There is only one gate, with a drawbridge and sallyport to the fort and on the curtain, that looks to the block house (before described) and adjacent country leading to Gaspereaux and Baie Verte, is a long battery and barbet; but such is the weakness and insignificance of this rampart, that its own guns, if discharged for two or three hours successively, as in a siege, would tumble into the ditch and lay all open for the enemy to march in. The artillery mounted here are six, nine and twelve pounders, with a few nine-inch mortars, and some cohorns.
A good deal of ground has been lately taken in, to enlarge this fortress, surrounded only by stout palisades, with loop-holes for musketry, and the glacis is extended round the outside of them. This addition which is called the spur, is a tolerable barrier, against an Indian enemy, to the fort, and within that, are constructed good barracks for the better quartering of the troops, with several storehouses, workshops, etc., the fort of itself is small and confined and the cassions which were built there for the accommodation of the garrison, by no means do honor to its former masters, with respect to architecture.

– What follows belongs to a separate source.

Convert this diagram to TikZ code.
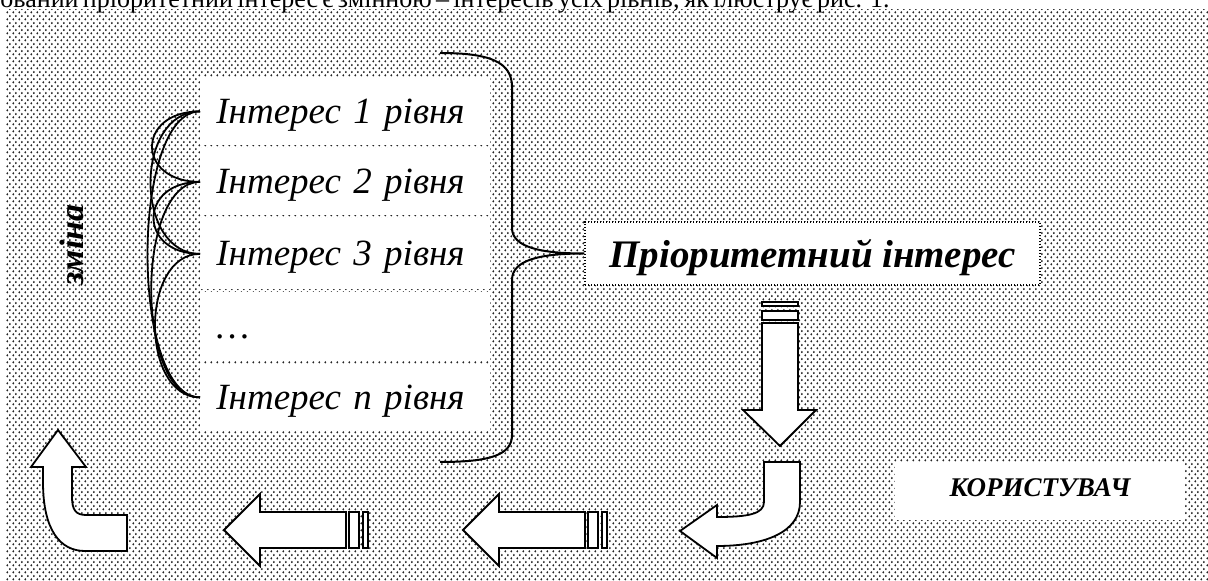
\documentclass[tikz,border=0pt]{standalone}
\usepackage{fontspec}
\setmainfont{Liberation Serif}
\usetikzlibrary{patterns}

% fine staggered dot texture for the canvas
\pgfdeclarepatternformonly{bgdots}{\pgfpointorigin}{\pgfqpoint{3pt}{3.4pt}}{\pgfqpoint{3pt}{3.4pt}}{%
  \pgfpathcircle{\pgfqpoint{0.75pt}{0.85pt}}{0.6pt}%
  \pgfpathcircle{\pgfqpoint{2.25pt}{2.55pt}}{0.6pt}%
  \pgfusepath{fill}}

\begin{document}
\begin{tikzpicture}[x=0.5pt, y=-0.5pt,
  ibox/.style={fill=white, anchor=north west, inner xsep=8pt, inner ysep=0pt,
    text width=129pt, align=left, text height=16pt, text depth=4pt,
    font=\fontsize{18.5pt}{22pt}\selectfont\itshape},
  pribox/.style={draw, fill=white, line width=0.7pt, dash pattern=on 0.6pt off 0.9pt,
    minimum width=227.5pt, minimum height=31.5pt, inner sep=0pt,
    text height=18.5pt, text depth=4pt,
    font=\fontsize{19.5pt}{23pt}\selectfont\bfseries\itshape},
  userbox/.style={fill=white, minimum width=145pt, minimum height=29pt, inner sep=0pt,
    text height=9.5pt, text depth=3.5pt,
    font=\fontsize{13.5pt}{16pt}\selectfont\bfseries\itshape},
  link/.style={draw, line width=0.9pt},
  brace/.style={draw, line width=1pt},
  blockarrow/.style={draw, fill=white, line width=0.9pt, line join=miter}]

\useasboundingbox (0,0) rectangle (1208,581);

% canvas
\fill[pattern=bgdots, pattern color=black!85] (5,10) rectangle (1208,581);

% running text line above the figure
\node[anchor=base west, inner sep=0pt, font=\fontsize{13pt}{15pt}\selectfont] (para) at (0,8)
  {\makebox[430pt][s]{ований пріоритетний інтерес є змінною – інтересів усіх рівнів, як ілюструє рис. 1.}};

% levels of interest
\node[ibox, minimum height=34pt]   (ib1) at (200,77)  {Інтерес 1 рівня};
\node[ibox, minimum height=33.5pt] (ib2) at (200,148) {Інтерес 2 рівня};
\node[ibox, minimum height=35.5pt] (ib3) at (200,218) {Інтерес 3 рівня};
\node[ibox, minimum height=34.5pt] (ib4) at (200,292) {…};
\node[ibox, minimum height=33pt]   (ib5) at (200,364) {Інтерес n рівня};

% mutual change links between the levels
\draw[link] (ib1.west) .. controls +(-64,0) and +(-64,0) .. (ib2.west);
\draw[link] (ib1.west) .. controls +(-66,0) and +(-66,0) .. (ib3.west);
\draw[link] (ib1.west) .. controls +(-70,0) and +(-70,0) .. (ib5.west);
\draw[link] (ib2.west) .. controls +(-62,0) and +(-62,0) .. (ib3.west);
\draw[link] (ib2.west) .. controls +(-65,0) and +(-65,0) .. (ib5.west);
\draw[link] (ib3.west) .. controls +(-60,0) and +(-60,0) .. (ib5.west);

\node[rotate=90, anchor=base, inner sep=0pt,
  font=\fontsize{17pt}{20pt}\selectfont\bfseries\itshape] (zm) at (83,245) {зміна};

% priority interest and the brace gathering all levels
\node[pribox] (pri) at (812.5,253.5) {Пріоритетний інтерес};

\coordinate (bt) at (440,53);
\coordinate (bb) at (440,462);
\draw[brace] (bt) .. controls (490,53) and (512,62) .. (512,87)
  -- (512,228) .. controls (512,247) and (540,253.5) .. (pri.west)
  .. controls (540,253.5) and (512,260) .. (512,280)
  -- (512,435) .. controls (512,455) and (490,462) .. (bb);

% user
\node[userbox] (usr) at (1040,491) {КОРИСТУВАЧ};

% downward arrow from the priority interest
\draw[blockarrow] (762,302) rectangle (798,306);
\draw[blockarrow] (762,311) rectangle (798,320);
\draw[blockarrow] (762,323) -- (798,323) -- (798,410) -- (816,410) -- (780,446)
  -- (743,410) -- (762,410) -- cycle;

% bend towards the left
\draw[blockarrow] (764,462) -- (800,462) -- (800,502)
  .. controls (800,532) and (765,546) .. (717,546) -- (717,558) -- (680,531)
  -- (717,505) -- (717,517) .. controls (748,517) and (764,514) .. (764,502) -- cycle;

% two straight arrows to the left
\foreach \dx in {0,239}{
  \begin{scope}[shift={(\dx,0)}]
    \draw[blockarrow] (346,512) -- (260,512) -- (260,494) -- (224,530) -- (260,566)
      -- (260,548) -- (346,548) -- cycle;
    \draw[blockarrow] (349,512) rectangle (359,548);
    \draw[blockarrow] (363,512) rectangle (368,548);
  \end{scope}
}

% bend back upwards
\draw[blockarrow] (127,515) -- (127,551) -- (85,551)
  .. controls (60,551) and (43,530) .. (43,482) -- (43,467) -- (31,467) -- (58,430)
  -- (86,467) -- (72,467) -- (72,497) .. controls (72,510) and (76,515) .. (86,515) -- cycle;

\end{tikzpicture}
\end{document}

On the east side of Fort Cumberland stands the ruins of Fort Lawrence, close by the river Missiquash, which was destroyed upon our taking possession of Beausejour. The country on that side, is generally overflowed by various small rivers that intersect those marshes; yet the French were at much pains to reclaim them by drains and dykes, so that, if ever this province, should be settled in right, earnest people – and secured from insults or apprehensions, the new inhabitants should take the hint from their predecessors and these swamps may be as profitable and beautiful vales as are to be met with in any other country; for they are very extensive surrounded by hills covered with woods and by water, and consequently would, with the assistance of industry, become not only fertile and advantageous to the proprietors, but also form, as agreeable a landscape as imagination can conceive.
The enemy had a chain of forts between this and Baie Verte, the principal whereof was at Gashere, with a church and a decent chapel of boards and timber, with a parcel of small villages between them and the before mentioned bay; all which they burned and destroyed to prevent their being useful to use; so that, at present, there is no town saving a row of indifferent brick houses between twenty and thirty in number; occupied by industrious people, formerly Sergeants and Soldiers who having been licensed to settle, have acquired small fortunes sufficient to enable them to become merchants and dealers and the troops are supplied by them with all manner of European clothing, furniture and liquors.
There is to be found in different parts of this province, excellent clay of which the French made bricks, tiles, earthenware, etc., which is now imported from Boston, New York and sometimes by the way of Halifax, directly from England. There are likewise a set of mean wooden huts here, inhabited by artificers and such of the married soldiers, whose families are not permitted to live in the fort. These, with the others before mentioned, make up the sum total of the Beau Monde in this remote corner of the new world.
I cannot dismiss this subject without relating, that, when the French were in possession of this garrison they had no artillery: however being remarkably fruitful of intervention, they were not at a loss to deceive their enemies at Fort Lawrence; for they provided a parcel of birch and other hardy, well grown trees, which they shaped and bored after the fashion of a cannon.